Your task is to copy the material exactly.

□ □ □ □ □

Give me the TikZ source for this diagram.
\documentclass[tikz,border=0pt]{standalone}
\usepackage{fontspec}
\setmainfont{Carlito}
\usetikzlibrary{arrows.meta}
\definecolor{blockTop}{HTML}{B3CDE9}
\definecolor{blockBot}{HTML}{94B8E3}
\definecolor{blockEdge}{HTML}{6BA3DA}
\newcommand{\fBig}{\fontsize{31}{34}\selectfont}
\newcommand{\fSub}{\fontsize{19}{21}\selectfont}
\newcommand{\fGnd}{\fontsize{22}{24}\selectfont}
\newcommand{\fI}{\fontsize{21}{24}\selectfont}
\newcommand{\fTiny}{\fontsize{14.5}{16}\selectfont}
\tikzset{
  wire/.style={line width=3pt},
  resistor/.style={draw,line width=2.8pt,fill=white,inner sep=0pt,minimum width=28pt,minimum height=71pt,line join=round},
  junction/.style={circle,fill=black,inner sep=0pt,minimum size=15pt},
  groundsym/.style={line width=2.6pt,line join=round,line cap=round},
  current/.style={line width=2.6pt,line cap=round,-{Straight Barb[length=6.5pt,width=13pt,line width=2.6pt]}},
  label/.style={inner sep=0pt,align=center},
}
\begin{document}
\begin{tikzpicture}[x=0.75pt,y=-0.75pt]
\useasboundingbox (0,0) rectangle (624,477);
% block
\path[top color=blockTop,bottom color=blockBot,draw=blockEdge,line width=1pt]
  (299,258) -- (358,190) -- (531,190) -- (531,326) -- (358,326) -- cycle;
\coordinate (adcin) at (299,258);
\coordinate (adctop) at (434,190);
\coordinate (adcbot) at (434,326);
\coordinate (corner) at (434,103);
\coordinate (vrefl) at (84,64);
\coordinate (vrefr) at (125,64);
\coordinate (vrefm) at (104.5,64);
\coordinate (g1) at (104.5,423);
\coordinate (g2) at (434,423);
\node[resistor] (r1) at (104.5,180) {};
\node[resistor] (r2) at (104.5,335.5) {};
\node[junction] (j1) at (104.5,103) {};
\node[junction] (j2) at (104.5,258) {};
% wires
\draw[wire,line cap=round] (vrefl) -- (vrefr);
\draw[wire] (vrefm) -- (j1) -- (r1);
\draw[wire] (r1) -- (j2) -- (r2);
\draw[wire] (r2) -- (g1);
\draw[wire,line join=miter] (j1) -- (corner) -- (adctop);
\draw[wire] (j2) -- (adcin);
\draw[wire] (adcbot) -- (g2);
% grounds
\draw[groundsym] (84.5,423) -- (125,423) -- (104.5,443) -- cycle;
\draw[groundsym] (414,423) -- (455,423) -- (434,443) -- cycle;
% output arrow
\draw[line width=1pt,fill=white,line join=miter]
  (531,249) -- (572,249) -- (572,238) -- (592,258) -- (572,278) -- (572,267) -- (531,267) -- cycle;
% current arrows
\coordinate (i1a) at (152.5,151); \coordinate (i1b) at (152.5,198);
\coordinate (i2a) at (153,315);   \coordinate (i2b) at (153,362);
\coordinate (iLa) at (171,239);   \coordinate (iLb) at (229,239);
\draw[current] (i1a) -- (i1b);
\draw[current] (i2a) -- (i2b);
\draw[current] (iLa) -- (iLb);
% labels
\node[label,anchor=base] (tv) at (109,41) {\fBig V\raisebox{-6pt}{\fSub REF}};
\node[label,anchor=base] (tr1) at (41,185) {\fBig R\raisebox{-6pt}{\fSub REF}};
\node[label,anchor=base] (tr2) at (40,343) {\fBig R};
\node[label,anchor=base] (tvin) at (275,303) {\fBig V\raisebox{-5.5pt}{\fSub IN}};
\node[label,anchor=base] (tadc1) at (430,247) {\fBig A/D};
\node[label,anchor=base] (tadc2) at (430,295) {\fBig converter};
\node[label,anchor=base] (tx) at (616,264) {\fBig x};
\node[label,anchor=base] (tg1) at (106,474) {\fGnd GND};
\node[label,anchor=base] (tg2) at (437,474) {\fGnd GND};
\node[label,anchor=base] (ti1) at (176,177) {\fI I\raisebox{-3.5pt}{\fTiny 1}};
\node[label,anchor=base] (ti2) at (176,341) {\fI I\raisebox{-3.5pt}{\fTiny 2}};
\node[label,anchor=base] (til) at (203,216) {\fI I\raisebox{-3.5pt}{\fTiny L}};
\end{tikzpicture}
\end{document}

□ □ □ □ □

- Right answer:
Give me the TikZ source for this diagram.
\documentclass[tikz,border=0pt]{standalone}
\usepackage{fontspec}
\setmainfont{Carlito}
\usetikzlibrary{arrows.meta}
\definecolor{blockTop}{HTML}{B3CDE9}
\definecolor{blockBot}{HTML}{94B8E3}
\definecolor{blockEdge}{HTML}{6BA3DA}
\newcommand{\fBig}{\fontsize{31}{34}\selectfont}
\newcommand{\fSub}{\fontsize{19}{21}\selectfont}
\newcommand{\fGnd}{\fontsize{22}{24}\selectfont}
\newcommand{\fI}{\fontsize{21}{24}\selectfont}
\newcommand{\fTiny}{\fontsize{14.5}{16}\selectfont}
\tikzset{
  wire/.style={line width=3pt},
  resistor/.style={draw,line width=2.8pt,fill=white,inner sep=0pt,minimum width=28pt,minimum height=71pt,line join=round},
  junction/.style={circle,fill=black,inner sep=0pt,minimum size=15pt},
  groundsym/.style={line width=2.6pt,line join=round,line cap=round},
  current/.style={line width=2.6pt,line cap=round,-{Straight Barb[length=6.5pt,width=13pt,line width=2.6pt]}},
  label/.style={inner sep=0pt,align=center},
}
\begin{document}
\begin{tikzpicture}[x=0.75pt,y=-0.75pt]
\useasboundingbox (0,0) rectangle (624,477);
% block
\path[top color=blockTop,bottom color=blockBot,draw=blockEdge,line width=1pt]
  (299,258) -- (358,190) -- (531,190) -- (531,326) -- (358,326) -- cycle;
\coordinate (adcin) at (299,258);
\coordinate (adctop) at (434,190);
\coordinate (adcbot) at (434,326);
\coordinate (corner) at (434,103);
\coordinate (vrefl) at (84,64);
\coordinate (vrefr) at (125,64);
\coordinate (vrefm) at (104.5,64);
\coordinate (g1) at (104.5,423);
\coordinate (g2) at (434,423);
\node[resistor] (r1) at (104.5,180) {};
\node[resistor] (r2) at (104.5,335.5) {};
\node[junction] (j1) at (104.5,103) {};
\node[junction] (j2) at (104.5,258) {};
% wires
\draw[wire,line cap=round] (vrefl) -- (vrefr);
\draw[wire] (vrefm) -- (j1) -- (r1);
\draw[wire] (r1) -- (j2) -- (r2);
\draw[wire] (r2) -- (g1);
\draw[wire,line join=miter] (j1) -- (corner) -- (adctop);
\draw[wire] (j2) -- (adcin);
\draw[wire] (adcbot) -- (g2);
% grounds
\draw[groundsym] (84.5,423) -- (125,423) -- (104.5,443) -- cycle;
\draw[groundsym] (414,423) -- (455,423) -- (434,443) -- cycle;
% output arrow
\draw[line width=1pt,fill=white,line join=miter]
  (531,249) -- (572,249) -- (572,238) -- (592,258) -- (572,278) -- (572,267) -- (531,267) -- cycle;
% current arrows
\coordinate (i1a) at (152.5,151); \coordinate (i1b) at (152.5,198);
\coordinate (i2a) at (153,315);   \coordinate (i2b) at (153,362);
\coordinate (iLa) at (171,239);   \coordinate (iLb) at (229,239);
\draw[current] (i1a) -- (i1b);
\draw[current] (i2a) -- (i2b);
\draw[current] (iLa) -- (iLb);
% labels
\node[label,anchor=base] (tv) at (109,41) {\fBig V\raisebox{-6pt}{\fSub REF}};
\node[label,anchor=base] (tr1) at (41,185) {\fBig R\raisebox{-6pt}{\fSub REF}};
\node[label,anchor=base] (tr2) at (40,343) {\fBig R};
\node[label,anchor=base] (tvin) at (275,303) {\fBig V\raisebox{-5.5pt}{\fSub IN}};
\node[label,anchor=base] (tadc1) at (430,247) {\fBig A/D};
\node[label,anchor=base] (tadc2) at (430,295) {\fBig converter};
\node[label,anchor=base] (tx) at (616,264) {\fBig x};
\node[label,anchor=base] (tg1) at (106,474) {\fGnd GND};
\node[label,anchor=base] (tg2) at (437,474) {\fGnd GND};
\node[label,anchor=base] (ti1) at (176,177) {\fI I\raisebox{-3.5pt}{\fTiny 1}};
\node[label,anchor=base] (ti2) at (176,341) {\fI I\raisebox{-3.5pt}{\fTiny 2}};
\node[label,anchor=base] (til) at (203,216) {\fI I\raisebox{-3.5pt}{\fTiny L}};
\end{tikzpicture}
\end{document}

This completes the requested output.